:: Exercise instructions ::
Word for word, give the material below again, minus any images.

======== Data extract

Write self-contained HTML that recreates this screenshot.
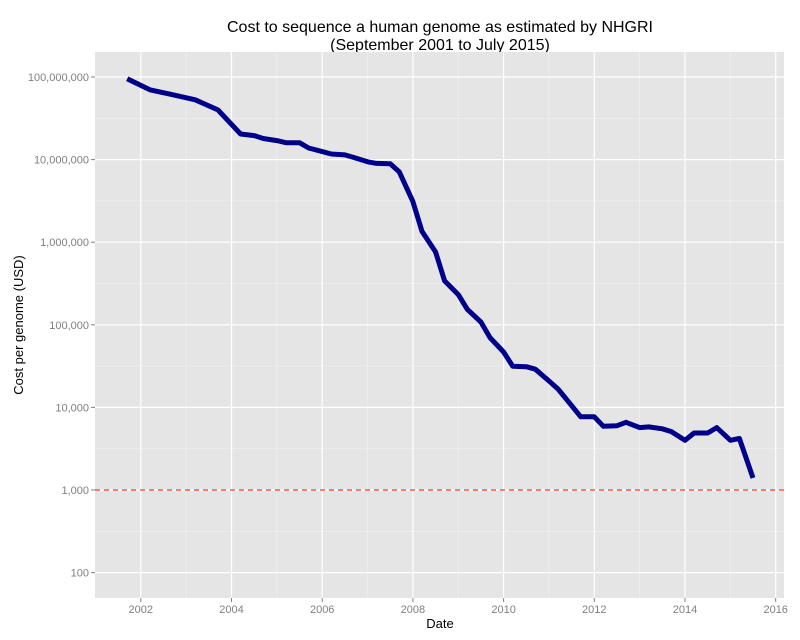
<!DOCTYPE html>
<html><head><meta charset="utf-8"><style>
body{margin:0;background:#fff;}
svg{display:block;font-family:"Liberation Sans",sans-serif;}
</style></head><body>
<svg id="chart" width="800" height="640" xmlns="http://www.w3.org/2000/svg">
<text x="440" y="32" font-size="16" text-anchor="middle" fill="#000">Cost to sequence a human genome as estimated by NHGRI</text>
<text x="440" y="50" font-size="16" text-anchor="middle" fill="#000">(September 2001 to July 2015)</text>
<rect x="95" y="52" width="689" height="546" fill="#e5e5e5"/>
<g id="grid"></g>
<g id="axes"></g>
<g id="marks"></g>
<text x="440" y="628" font-size="13" text-anchor="middle">Date</text>
<text x="23" y="325" font-size="13" text-anchor="middle" transform="rotate(-90 23 325)">Cost per genome (USD)</text>
</svg>
<script>
const dates=[2001.7,2002.2,2002.7,2003.2,2003.7,2004.2,2004.5,2004.7,2005.0,2005.2,2005.5,2005.7,2006.0,2006.2,2006.5,2006.7,2007.0,2007.2,2007.5,2007.7,2008.0,2008.2,2008.5,2008.7,2009.0,2009.2,2009.5,2009.7,2010.0,2010.2,2010.5,2010.7,2011.0,2011.2,2011.5,2011.7,2012.0,2012.2,2012.5,2012.7,2013.0,2013.2,2013.5,2013.7,2014.0,2014.2,2014.5,2014.7,2015.0,2015.2,2015.5];
const costs=[95000000,70000000,61000000,53000000,40000000,20400000,19500000,18000000,17000000,16000000,16000000,13800000,12500000,11700000,11400000,10600000,9400000,9000000,8900000,7100000,3100000,1350000,760000,340000,232000,154000,108000,70000,46800,31500,31100,29000,20900,16700,10500,7700,7700,5900,6000,6600,5700,5800,5500,5100,4000,4900,4900,5700,4000,4200,1400];
const xTicks=[2002,2004,2006,2008,2010,2012,2014,2016];
const yTicks=[100,1000,10000,100000,1000000,10000000,100000000];
const refLine=[1000];
const NS="http://www.w3.org/2000/svg";
const x=v=>140.8+(v-2002)*45.35;
const y=v=>77+(8-Math.log10(v))*82.6;
function el(tag,attrs,parent){const e=document.createElementNS(NS,tag);for(const k in attrs)e.setAttribute(k,attrs[k]);document.getElementById(parent).appendChild(e);return e;}
// minor grid
for(let i=0;i<xTicks.length-1;i++){const m=(xTicks[i]+xTicks[i+1])/2;
 const g=el('line',{x1:x(m),x2:x(m),y1:52,y2:598,stroke:'#f2f2f2','stroke-width':0.6},'grid');
 
 }
for(let i=0;i<yTicks.length;i++){const m=yTicks[i]*Math.sqrt(10);const yy=y(m);if(yy<52)continue;
 const g=el('line',{x1:95,x2:784,y1:yy,y2:yy,stroke:'#f2f2f2','stroke-width':0.6},'grid');
 
 }
{const yy=y(yTicks[0]/Math.sqrt(10));if(yy<598){const g=el('line',{x1:95,x2:784,y1:yy,y2:yy,stroke:'#f2f2f2','stroke-width':0.6},'grid');
 
 }}
xTicks.forEach(t=>{
 const g=el('line',{x1:x(t),x2:x(t),y1:52,y2:598,stroke:'#fff','stroke-width':1.2},'grid');
 
 
 const tk=el('line',{x1:x(t),x2:x(t),y1:598,y2:602,stroke:'#7f7f7f'},'axes');
 
 
 const tx=el('text',{x:x(t),y:613,'font-size':11,'text-anchor':'middle',fill:'#7f7f7f'},'axes');
 tx.textContent=t;
 
 
});
yTicks.forEach(t=>{
 const g=el('line',{x1:95,x2:784,y1:y(t),y2:y(t),stroke:'#fff','stroke-width':1.2},'grid');
 
 
 const tk=el('line',{x1:91,x2:95,y1:y(t),y2:y(t),stroke:'#7f7f7f'},'axes');
 
 
 const tx=el('text',{x:89,y:y(t)+4,'font-size':11,'text-anchor':'end',fill:'#7f7f7f'},'axes');
 tx.textContent=t.toLocaleString('en-US');
 
 
});
refLine.forEach(v=>{
 const l=el('line',{x1:95,x2:784,y1:y(v),y2:y(v),stroke:'#ff5555','stroke-width':1.5,'stroke-dasharray':'5,4'},'marks');
 
 
});
const pts=dates.map((d,i)=>x(d).toFixed(1)+','+y(costs[i]).toFixed(1)).join(' ');
const p=el('polyline',{points:pts,fill:'none',stroke:'#00008b','stroke-width':5,'stroke-linejoin':'round'},'marks');


</script>
</body></html>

================

:: Completed task ::
Write self-contained HTML that recreates this screenshot.
<!DOCTYPE html>
<html><head><meta charset="utf-8"><style>
body{margin:0;background:#fff;}
svg{display:block;font-family:"Liberation Sans",sans-serif;}
</style></head><body>
<svg id="chart" width="800" height="640" xmlns="http://www.w3.org/2000/svg">
<text x="440" y="32" font-size="16" text-anchor="middle" fill="#000">Cost to sequence a human genome as estimated by NHGRI</text>
<text x="440" y="50" font-size="16" text-anchor="middle" fill="#000">(September 2001 to July 2015)</text>
<rect x="95" y="52" width="689" height="546" fill="#e5e5e5"/>
<g id="grid"></g>
<g id="axes"></g>
<g id="marks"></g>
<text x="440" y="628" font-size="13" text-anchor="middle">Date</text>
<text x="23" y="325" font-size="13" text-anchor="middle" transform="rotate(-90 23 325)">Cost per genome (USD)</text>
</svg>
<script>
const dates=[2001.7,2002.2,2002.7,2003.2,2003.7,2004.2,2004.5,2004.7,2005.0,2005.2,2005.5,2005.7,2006.0,2006.2,2006.5,2006.7,2007.0,2007.2,2007.5,2007.7,2008.0,2008.2,2008.5,2008.7,2009.0,2009.2,2009.5,2009.7,2010.0,2010.2,2010.5,2010.7,2011.0,2011.2,2011.5,2011.7,2012.0,2012.2,2012.5,2012.7,2013.0,2013.2,2013.5,2013.7,2014.0,2014.2,2014.5,2014.7,2015.0,2015.2,2015.5];
const costs=[95000000,70000000,61000000,53000000,40000000,20400000,19500000,18000000,17000000,16000000,16000000,13800000,12500000,11700000,11400000,10600000,9400000,9000000,8900000,7100000,3100000,1350000,760000,340000,232000,154000,108000,70000,46800,31500,31100,29000,20900,16700,10500,7700,7700,5900,6000,6600,5700,5800,5500,5100,4000,4900,4900,5700,4000,4200,1400];
const xTicks=[2002,2004,2006,2008,2010,2012,2014,2016];
const yTicks=[100,1000,10000,100000,1000000,10000000,100000000];
const refLine=[1000];
const NS="http://www.w3.org/2000/svg";
const x=v=>140.8+(v-2002)*45.35;
const y=v=>77+(8-Math.log10(v))*82.6;
function el(tag,attrs,parent){const e=document.createElementNS(NS,tag);for(const k in attrs)e.setAttribute(k,attrs[k]);document.getElementById(parent).appendChild(e);return e;}
// minor grid
for(let i=0;i<xTicks.length-1;i++){const m=(xTicks[i]+xTicks[i+1])/2;
 const g=el('line',{x1:x(m),x2:x(m),y1:52,y2:598,stroke:'#f2f2f2','stroke-width':0.6},'grid');
 
 }
for(let i=0;i<yTicks.length;i++){const m=yTicks[i]*Math.sqrt(10);const yy=y(m);if(yy<52)continue;
 const g=el('line',{x1:95,x2:784,y1:yy,y2:yy,stroke:'#f2f2f2','stroke-width':0.6},'grid');
 
 }
{const yy=y(yTicks[0]/Math.sqrt(10));if(yy<598){const g=el('line',{x1:95,x2:784,y1:yy,y2:yy,stroke:'#f2f2f2','stroke-width':0.6},'grid');
 
 }}
xTicks.forEach(t=>{
 const g=el('line',{x1:x(t),x2:x(t),y1:52,y2:598,stroke:'#fff','stroke-width':1.2},'grid');
 
 
 const tk=el('line',{x1:x(t),x2:x(t),y1:598,y2:602,stroke:'#7f7f7f'},'axes');
 
 
 const tx=el('text',{x:x(t),y:613,'font-size':11,'text-anchor':'middle',fill:'#7f7f7f'},'axes');
 tx.textContent=t;
 
 
});
yTicks.forEach(t=>{
 const g=el('line',{x1:95,x2:784,y1:y(t),y2:y(t),stroke:'#fff','stroke-width':1.2},'grid');
 
 
 const tk=el('line',{x1:91,x2:95,y1:y(t),y2:y(t),stroke:'#7f7f7f'},'axes');
 
 
 const tx=el('text',{x:89,y:y(t)+4,'font-size':11,'text-anchor':'end',fill:'#7f7f7f'},'axes');
 tx.textContent=t.toLocaleString('en-US');
 
 
});
refLine.forEach(v=>{
 const l=el('line',{x1:95,x2:784,y1:y(v),y2:y(v),stroke:'#ff5555','stroke-width':1.5,'stroke-dasharray':'5,4'},'marks');
 
 
});
const pts=dates.map((d,i)=>x(d).toFixed(1)+','+y(costs[i]).toFixed(1)).join(' ');
const p=el('polyline',{points:pts,fill:'none',stroke:'#00008b','stroke-width':5,'stroke-linejoin':'round'},'marks');


</script>
</body></html>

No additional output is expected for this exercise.